I can’t say these brainstorms will hold up to testing, for they are mostly just that–brainstorms. I realize the passage about God conquering Leviathan in Isaiah 27:1 may refer to what Ezekiel 29:3 does, referring simply to Pharaoh as the dragon of the sea. Which leads me to even more brainstorming which I’m sure to be thinking about as I head off to sleep, which is where I’m headed very soon. Good night. :)

6 thoughts on “Satan’s Progression, a brainstorm”

  1. What I was studying when I came to this conclusion was just the Bible and various cross-references and word searches for such as Satan, devil, serpent, dragon, and leviathan. To dispel the tradition that Satan was once Lucifer and/or was once a cherub, I also ran the terms cherub, cherubim, and Lucifer throughout the Bible to see just what was going on. Honestly, I think it’s far more likely that the “anointed cherub” which sinned that many think was Satan is more likely the guard placed at Eden’s border to keep man out.

    Another thing I noticed is that when Satan was “merely” a serpent, he was subtle, moreso than anything else. But now that he’s a dragon, where has that subtlety gone? His attacks are so frequent and dangerous that we’re told to put on a spiritual armor of God. Satan has gone from being subtle to walking around as a roaring lion seeking prey. To go from subtle to as noticeable as a roaring lion is quite the change, but that is what the Bible depicts.

    I think far too often people–comentators, teachers, etc.–mistakenly apply to Satan the quality of immutability, thinking that Satan is the same today as he was in Eden. God is the same yesterday, today, and forever; Satan is never said to be that. He can change his methods, his actions, his plans, and so on. We can’t read Genesis and see “the serpent was more subtle” and think “Ah, see, Satan is subtle, so watch out for the little things.” Humans are messing up enough on their own–Satan doesn’t need to mess with the little things anymore. Now as noticeably as a roaring lion he walks the earth to kill, steel, and destroy. If there’s something subtle about that which I’m missing, I’d love to hear it, but it seems to me quite the opposite of subtle.

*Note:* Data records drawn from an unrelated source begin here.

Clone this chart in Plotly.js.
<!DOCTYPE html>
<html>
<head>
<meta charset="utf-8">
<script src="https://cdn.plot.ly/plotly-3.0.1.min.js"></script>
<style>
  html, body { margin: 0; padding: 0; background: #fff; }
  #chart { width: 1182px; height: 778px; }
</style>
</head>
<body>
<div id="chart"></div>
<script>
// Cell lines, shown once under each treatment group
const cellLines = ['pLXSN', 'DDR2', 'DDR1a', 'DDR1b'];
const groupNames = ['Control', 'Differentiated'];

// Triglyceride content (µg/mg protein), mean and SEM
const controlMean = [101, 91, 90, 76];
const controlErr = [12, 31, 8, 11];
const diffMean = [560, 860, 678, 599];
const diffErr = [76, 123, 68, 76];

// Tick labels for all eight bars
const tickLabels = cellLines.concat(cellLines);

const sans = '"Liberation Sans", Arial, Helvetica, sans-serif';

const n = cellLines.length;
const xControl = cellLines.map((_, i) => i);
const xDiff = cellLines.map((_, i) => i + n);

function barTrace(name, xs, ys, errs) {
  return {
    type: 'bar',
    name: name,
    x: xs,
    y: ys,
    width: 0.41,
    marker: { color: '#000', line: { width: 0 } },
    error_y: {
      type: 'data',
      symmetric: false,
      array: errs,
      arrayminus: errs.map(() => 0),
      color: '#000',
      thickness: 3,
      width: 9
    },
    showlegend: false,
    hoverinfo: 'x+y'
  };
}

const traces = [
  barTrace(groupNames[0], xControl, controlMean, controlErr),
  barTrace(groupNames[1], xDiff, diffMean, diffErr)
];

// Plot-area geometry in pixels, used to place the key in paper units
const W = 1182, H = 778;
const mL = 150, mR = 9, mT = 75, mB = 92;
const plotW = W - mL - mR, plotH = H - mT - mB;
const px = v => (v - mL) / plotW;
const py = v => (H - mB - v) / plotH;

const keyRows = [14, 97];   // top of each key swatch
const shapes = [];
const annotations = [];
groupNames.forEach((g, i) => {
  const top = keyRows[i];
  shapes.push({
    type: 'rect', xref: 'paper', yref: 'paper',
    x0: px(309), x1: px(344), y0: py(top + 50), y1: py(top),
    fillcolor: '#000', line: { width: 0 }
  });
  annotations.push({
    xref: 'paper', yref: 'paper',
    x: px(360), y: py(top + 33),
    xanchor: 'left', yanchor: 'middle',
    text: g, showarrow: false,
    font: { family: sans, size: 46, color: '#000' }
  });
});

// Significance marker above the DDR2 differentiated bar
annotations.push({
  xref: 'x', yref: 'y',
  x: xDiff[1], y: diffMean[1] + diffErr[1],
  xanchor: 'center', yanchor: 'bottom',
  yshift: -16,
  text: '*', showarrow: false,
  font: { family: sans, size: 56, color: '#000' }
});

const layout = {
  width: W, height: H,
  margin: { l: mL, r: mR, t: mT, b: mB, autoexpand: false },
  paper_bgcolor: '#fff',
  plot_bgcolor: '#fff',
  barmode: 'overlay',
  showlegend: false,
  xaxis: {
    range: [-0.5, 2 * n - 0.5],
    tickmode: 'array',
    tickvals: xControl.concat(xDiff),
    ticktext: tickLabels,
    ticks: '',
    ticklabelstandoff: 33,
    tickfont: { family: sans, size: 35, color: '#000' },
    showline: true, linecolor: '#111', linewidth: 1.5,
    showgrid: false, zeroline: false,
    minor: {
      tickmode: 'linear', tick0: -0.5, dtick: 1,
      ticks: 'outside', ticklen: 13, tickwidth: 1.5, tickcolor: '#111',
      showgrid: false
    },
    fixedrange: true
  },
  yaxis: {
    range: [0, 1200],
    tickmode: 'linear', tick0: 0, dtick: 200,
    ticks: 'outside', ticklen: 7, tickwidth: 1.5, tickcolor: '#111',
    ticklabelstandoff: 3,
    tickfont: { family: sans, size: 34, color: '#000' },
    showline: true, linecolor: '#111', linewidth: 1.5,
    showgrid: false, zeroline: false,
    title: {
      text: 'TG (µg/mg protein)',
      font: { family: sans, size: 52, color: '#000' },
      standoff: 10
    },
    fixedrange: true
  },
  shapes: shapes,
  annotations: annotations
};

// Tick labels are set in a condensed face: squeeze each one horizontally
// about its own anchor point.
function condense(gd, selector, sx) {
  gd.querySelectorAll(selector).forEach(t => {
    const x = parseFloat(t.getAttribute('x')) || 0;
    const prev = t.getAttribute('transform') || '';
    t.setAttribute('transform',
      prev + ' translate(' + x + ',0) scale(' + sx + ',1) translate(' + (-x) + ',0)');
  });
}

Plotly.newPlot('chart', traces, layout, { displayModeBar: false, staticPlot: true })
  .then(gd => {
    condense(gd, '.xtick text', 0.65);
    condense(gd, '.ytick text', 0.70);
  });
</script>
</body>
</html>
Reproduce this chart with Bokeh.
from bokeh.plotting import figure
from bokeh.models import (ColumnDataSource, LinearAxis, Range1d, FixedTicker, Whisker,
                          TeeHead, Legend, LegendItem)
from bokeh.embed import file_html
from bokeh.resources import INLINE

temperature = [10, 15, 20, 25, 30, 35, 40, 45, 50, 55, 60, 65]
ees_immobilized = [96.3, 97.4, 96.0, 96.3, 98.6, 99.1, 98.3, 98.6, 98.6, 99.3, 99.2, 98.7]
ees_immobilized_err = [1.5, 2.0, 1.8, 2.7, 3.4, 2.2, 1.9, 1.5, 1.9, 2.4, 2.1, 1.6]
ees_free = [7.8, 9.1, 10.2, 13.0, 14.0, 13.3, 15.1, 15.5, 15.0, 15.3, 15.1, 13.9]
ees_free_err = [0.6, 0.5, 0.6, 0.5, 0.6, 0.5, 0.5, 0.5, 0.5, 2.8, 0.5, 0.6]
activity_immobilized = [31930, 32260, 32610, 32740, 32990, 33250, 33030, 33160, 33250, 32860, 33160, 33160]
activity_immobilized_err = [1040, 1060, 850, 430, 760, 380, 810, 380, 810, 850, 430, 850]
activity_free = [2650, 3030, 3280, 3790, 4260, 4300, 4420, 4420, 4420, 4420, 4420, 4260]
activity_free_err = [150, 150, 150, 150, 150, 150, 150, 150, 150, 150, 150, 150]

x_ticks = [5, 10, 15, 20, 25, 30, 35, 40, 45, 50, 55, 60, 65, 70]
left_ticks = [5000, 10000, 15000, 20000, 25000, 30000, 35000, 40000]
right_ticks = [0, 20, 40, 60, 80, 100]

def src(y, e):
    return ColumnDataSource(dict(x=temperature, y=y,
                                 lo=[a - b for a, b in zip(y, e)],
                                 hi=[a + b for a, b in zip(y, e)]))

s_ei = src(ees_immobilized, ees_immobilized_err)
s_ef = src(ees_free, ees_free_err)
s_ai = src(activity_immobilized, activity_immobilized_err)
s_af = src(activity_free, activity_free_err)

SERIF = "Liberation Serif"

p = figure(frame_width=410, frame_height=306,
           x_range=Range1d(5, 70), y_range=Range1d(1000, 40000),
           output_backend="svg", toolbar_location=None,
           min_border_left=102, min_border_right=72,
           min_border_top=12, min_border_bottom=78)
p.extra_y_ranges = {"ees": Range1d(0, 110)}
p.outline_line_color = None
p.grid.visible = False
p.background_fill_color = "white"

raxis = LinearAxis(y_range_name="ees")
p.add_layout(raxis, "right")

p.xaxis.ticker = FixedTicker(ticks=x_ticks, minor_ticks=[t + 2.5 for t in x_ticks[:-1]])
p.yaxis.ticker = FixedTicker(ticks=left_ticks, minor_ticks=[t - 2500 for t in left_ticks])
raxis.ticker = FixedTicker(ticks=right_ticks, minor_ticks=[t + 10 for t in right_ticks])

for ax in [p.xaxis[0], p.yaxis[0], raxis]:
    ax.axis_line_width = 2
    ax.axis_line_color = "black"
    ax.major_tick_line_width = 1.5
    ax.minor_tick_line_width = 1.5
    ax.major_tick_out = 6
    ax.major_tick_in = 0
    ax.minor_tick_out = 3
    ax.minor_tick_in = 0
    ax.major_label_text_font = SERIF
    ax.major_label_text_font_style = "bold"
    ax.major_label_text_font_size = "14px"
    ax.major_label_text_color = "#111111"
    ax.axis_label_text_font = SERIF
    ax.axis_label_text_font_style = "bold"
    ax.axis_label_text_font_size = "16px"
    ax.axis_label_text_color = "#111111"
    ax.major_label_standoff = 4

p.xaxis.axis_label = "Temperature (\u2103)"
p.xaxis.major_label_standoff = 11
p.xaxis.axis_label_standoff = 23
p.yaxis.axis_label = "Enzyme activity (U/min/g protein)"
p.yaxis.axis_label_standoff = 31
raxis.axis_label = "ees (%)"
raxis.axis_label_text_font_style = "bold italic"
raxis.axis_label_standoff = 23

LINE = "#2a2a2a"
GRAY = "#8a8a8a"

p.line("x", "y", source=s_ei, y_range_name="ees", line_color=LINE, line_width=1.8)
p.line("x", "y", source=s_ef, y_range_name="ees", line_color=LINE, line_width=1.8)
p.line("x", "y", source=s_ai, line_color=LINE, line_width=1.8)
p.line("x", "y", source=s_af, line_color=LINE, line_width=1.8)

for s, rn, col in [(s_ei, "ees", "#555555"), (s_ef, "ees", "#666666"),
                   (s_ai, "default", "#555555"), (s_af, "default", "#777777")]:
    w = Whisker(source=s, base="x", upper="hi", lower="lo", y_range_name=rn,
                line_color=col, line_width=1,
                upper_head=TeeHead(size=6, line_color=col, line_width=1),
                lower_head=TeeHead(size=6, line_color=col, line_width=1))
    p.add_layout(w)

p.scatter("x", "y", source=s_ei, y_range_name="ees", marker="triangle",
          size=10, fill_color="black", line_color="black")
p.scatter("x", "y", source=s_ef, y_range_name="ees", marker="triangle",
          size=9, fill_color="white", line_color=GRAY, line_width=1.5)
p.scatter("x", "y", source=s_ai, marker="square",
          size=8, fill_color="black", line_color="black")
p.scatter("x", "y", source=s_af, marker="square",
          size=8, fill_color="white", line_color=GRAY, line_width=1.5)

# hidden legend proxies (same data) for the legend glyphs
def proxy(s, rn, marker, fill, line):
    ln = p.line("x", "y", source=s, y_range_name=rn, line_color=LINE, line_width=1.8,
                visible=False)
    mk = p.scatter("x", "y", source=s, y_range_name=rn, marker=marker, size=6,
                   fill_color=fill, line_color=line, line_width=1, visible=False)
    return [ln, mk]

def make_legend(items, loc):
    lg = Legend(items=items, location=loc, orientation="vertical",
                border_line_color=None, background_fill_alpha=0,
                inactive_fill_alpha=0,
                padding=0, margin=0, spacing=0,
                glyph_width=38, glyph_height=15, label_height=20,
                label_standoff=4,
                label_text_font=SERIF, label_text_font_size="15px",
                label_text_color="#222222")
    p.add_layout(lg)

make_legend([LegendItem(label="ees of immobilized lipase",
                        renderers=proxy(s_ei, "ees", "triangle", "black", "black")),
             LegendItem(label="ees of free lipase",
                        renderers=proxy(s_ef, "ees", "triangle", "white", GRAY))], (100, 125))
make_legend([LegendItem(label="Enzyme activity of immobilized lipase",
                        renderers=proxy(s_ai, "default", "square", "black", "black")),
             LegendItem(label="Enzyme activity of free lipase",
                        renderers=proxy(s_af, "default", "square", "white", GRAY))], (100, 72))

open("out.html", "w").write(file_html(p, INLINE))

  2. A spiritual leader in our church referenced Daniel (no specific place) that Satan was referred to as an angel…but, I dunno.

  3. Colin, angels are only referred to directly in Daniel twice (3:28 and 6:22), neither of which appear to be Satan.

    I would be interested in the passage your elder referred to, if you could turn it up. The reference to an angel may be indirect, so I’m not sure what to even run a search for. :)

    (“Satan,” “devil,” and “adversary” likewise do not appear in Daniel.)

  4. He’s probably not literal, the way the bible interprets it. It was refering to man and sin. It maybe the dark side of us, then we humans are responsible for the mess in the world, that’s why Jesus came here to save us from ourselves.

  5. Way late with this reply so not sure if you’ll see it or not, Maribel, but this post was brought back to my attention and I wanted to follow-up with your comment.

    I disagree that Satan is “probably not literal.” There’s never any reason given to expect that he’d be figurative or symbolic, especially in the middle of a book which very often defines its own symbols for us. Likewise, a symbolic Satan would make many passages rather absurd; are we to believe that Jesus was tempted and debated with “the sinfulness of man” in the wilderness? Was it the “sinfulness of man” which offered Jesus all the kingdoms of the world?

    I’m also uncomfortable with thinking that Satan could have been figurative because the same “real” language used to describe him is used of every other person in the Scriptures; is God then nothing more than the a symbol of goodliness? Was Jesus Himself symbolic of the salvation of man?

    Once we abandon the literalness of Scripture, there becomes no logical point to stop abandoning the literalness.